**What is asked**
Everything in the listing below from the line containing "Output the LaTeX" through the line containing "rectangle ($(b5.south east)+(-9,-9)$);" should be repeated exactly; leave out every other line.

**Data to process**
──────────

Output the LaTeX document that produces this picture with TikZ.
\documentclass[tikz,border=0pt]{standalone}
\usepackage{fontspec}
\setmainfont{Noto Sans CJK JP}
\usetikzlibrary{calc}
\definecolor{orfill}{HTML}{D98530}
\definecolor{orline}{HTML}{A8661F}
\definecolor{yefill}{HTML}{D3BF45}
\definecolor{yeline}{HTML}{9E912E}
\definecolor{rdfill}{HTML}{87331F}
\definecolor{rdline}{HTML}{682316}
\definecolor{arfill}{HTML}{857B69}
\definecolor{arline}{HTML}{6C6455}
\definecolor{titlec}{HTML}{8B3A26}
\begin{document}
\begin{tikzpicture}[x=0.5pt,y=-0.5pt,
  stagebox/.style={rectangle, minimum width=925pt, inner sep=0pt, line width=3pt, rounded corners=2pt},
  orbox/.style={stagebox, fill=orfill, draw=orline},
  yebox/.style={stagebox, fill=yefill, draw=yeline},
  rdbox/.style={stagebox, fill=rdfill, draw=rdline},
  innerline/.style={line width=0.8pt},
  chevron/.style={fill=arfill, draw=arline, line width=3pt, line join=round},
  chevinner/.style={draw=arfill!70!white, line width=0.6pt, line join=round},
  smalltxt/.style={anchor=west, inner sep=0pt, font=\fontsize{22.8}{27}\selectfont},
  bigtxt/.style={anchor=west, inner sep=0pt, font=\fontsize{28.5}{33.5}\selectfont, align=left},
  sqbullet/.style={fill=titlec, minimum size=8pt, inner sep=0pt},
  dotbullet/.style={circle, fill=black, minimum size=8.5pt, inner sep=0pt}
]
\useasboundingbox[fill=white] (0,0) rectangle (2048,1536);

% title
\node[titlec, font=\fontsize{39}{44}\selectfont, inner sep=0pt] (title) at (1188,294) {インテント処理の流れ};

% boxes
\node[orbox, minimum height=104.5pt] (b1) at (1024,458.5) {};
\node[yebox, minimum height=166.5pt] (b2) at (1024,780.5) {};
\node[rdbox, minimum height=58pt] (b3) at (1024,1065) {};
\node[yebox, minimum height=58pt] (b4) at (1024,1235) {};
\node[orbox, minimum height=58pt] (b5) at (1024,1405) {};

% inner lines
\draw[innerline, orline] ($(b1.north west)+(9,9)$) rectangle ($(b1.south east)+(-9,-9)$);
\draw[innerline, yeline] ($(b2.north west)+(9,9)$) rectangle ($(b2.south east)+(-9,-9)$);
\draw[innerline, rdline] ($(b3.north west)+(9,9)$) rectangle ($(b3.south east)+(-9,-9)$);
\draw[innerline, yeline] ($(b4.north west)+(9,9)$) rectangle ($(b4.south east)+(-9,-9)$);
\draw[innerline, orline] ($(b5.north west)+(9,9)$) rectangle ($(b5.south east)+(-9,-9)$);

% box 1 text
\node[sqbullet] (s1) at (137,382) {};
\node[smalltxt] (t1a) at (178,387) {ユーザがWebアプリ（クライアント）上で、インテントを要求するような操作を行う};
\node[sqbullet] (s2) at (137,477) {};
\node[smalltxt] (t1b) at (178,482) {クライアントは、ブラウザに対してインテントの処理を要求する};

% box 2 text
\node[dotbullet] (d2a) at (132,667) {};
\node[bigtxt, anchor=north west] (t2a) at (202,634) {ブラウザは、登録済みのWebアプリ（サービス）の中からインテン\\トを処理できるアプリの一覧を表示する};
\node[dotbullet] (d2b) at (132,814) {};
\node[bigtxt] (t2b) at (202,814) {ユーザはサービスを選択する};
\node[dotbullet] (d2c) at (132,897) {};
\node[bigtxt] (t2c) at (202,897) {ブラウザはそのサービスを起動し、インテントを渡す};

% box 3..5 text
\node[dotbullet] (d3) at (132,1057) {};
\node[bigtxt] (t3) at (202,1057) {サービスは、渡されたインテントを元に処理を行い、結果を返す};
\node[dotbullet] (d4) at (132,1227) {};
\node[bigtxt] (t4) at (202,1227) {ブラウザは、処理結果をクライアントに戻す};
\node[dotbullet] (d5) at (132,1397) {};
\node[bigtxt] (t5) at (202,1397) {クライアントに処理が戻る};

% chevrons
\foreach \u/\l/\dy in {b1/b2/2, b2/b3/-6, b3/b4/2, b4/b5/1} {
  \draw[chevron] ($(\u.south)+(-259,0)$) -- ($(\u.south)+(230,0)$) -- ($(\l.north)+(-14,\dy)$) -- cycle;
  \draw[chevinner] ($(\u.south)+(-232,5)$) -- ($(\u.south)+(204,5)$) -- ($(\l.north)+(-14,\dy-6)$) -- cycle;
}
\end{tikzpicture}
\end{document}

──────────

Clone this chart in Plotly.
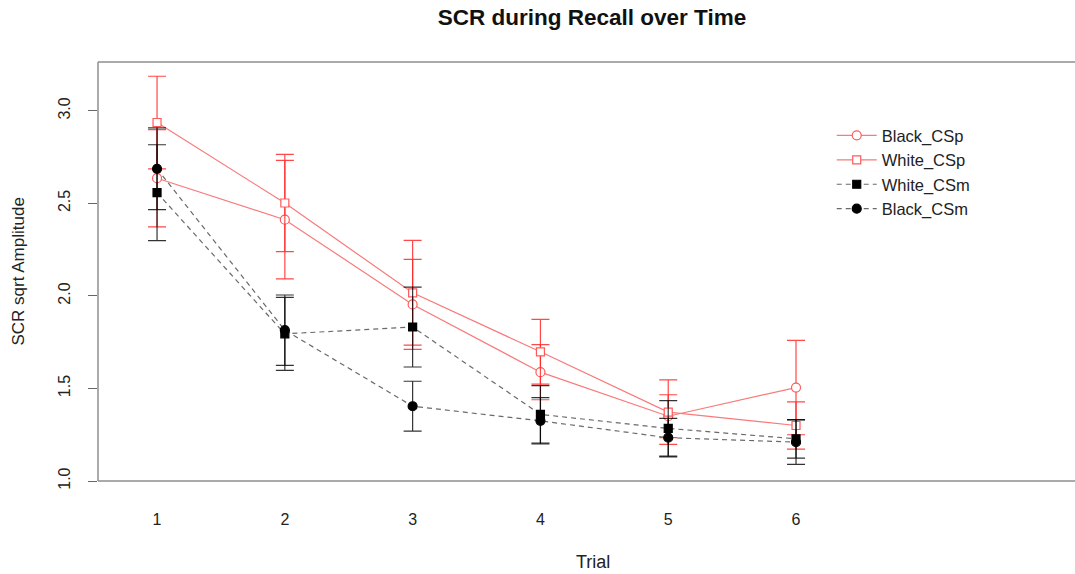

──────────

**Answer below**
Output the LaTeX document that produces this picture with TikZ.
\documentclass[tikz,border=0pt]{standalone}
\usepackage{fontspec}
\setmainfont{Noto Sans CJK JP}
\usetikzlibrary{calc}
\definecolor{orfill}{HTML}{D98530}
\definecolor{orline}{HTML}{A8661F}
\definecolor{yefill}{HTML}{D3BF45}
\definecolor{yeline}{HTML}{9E912E}
\definecolor{rdfill}{HTML}{87331F}
\definecolor{rdline}{HTML}{682316}
\definecolor{arfill}{HTML}{857B69}
\definecolor{arline}{HTML}{6C6455}
\definecolor{titlec}{HTML}{8B3A26}
\begin{document}
\begin{tikzpicture}[x=0.5pt,y=-0.5pt,
  stagebox/.style={rectangle, minimum width=925pt, inner sep=0pt, line width=3pt, rounded corners=2pt},
  orbox/.style={stagebox, fill=orfill, draw=orline},
  yebox/.style={stagebox, fill=yefill, draw=yeline},
  rdbox/.style={stagebox, fill=rdfill, draw=rdline},
  innerline/.style={line width=0.8pt},
  chevron/.style={fill=arfill, draw=arline, line width=3pt, line join=round},
  chevinner/.style={draw=arfill!70!white, line width=0.6pt, line join=round},
  smalltxt/.style={anchor=west, inner sep=0pt, font=\fontsize{22.8}{27}\selectfont},
  bigtxt/.style={anchor=west, inner sep=0pt, font=\fontsize{28.5}{33.5}\selectfont, align=left},
  sqbullet/.style={fill=titlec, minimum size=8pt, inner sep=0pt},
  dotbullet/.style={circle, fill=black, minimum size=8.5pt, inner sep=0pt}
]
\useasboundingbox[fill=white] (0,0) rectangle (2048,1536);

% title
\node[titlec, font=\fontsize{39}{44}\selectfont, inner sep=0pt] (title) at (1188,294) {インテント処理の流れ};

% boxes
\node[orbox, minimum height=104.5pt] (b1) at (1024,458.5) {};
\node[yebox, minimum height=166.5pt] (b2) at (1024,780.5) {};
\node[rdbox, minimum height=58pt] (b3) at (1024,1065) {};
\node[yebox, minimum height=58pt] (b4) at (1024,1235) {};
\node[orbox, minimum height=58pt] (b5) at (1024,1405) {};

% inner lines
\draw[innerline, orline] ($(b1.north west)+(9,9)$) rectangle ($(b1.south east)+(-9,-9)$);
\draw[innerline, yeline] ($(b2.north west)+(9,9)$) rectangle ($(b2.south east)+(-9,-9)$);
\draw[innerline, rdline] ($(b3.north west)+(9,9)$) rectangle ($(b3.south east)+(-9,-9)$);
\draw[innerline, yeline] ($(b4.north west)+(9,9)$) rectangle ($(b4.south east)+(-9,-9)$);
\draw[innerline, orline] ($(b5.north west)+(9,9)$) rectangle ($(b5.south east)+(-9,-9)$);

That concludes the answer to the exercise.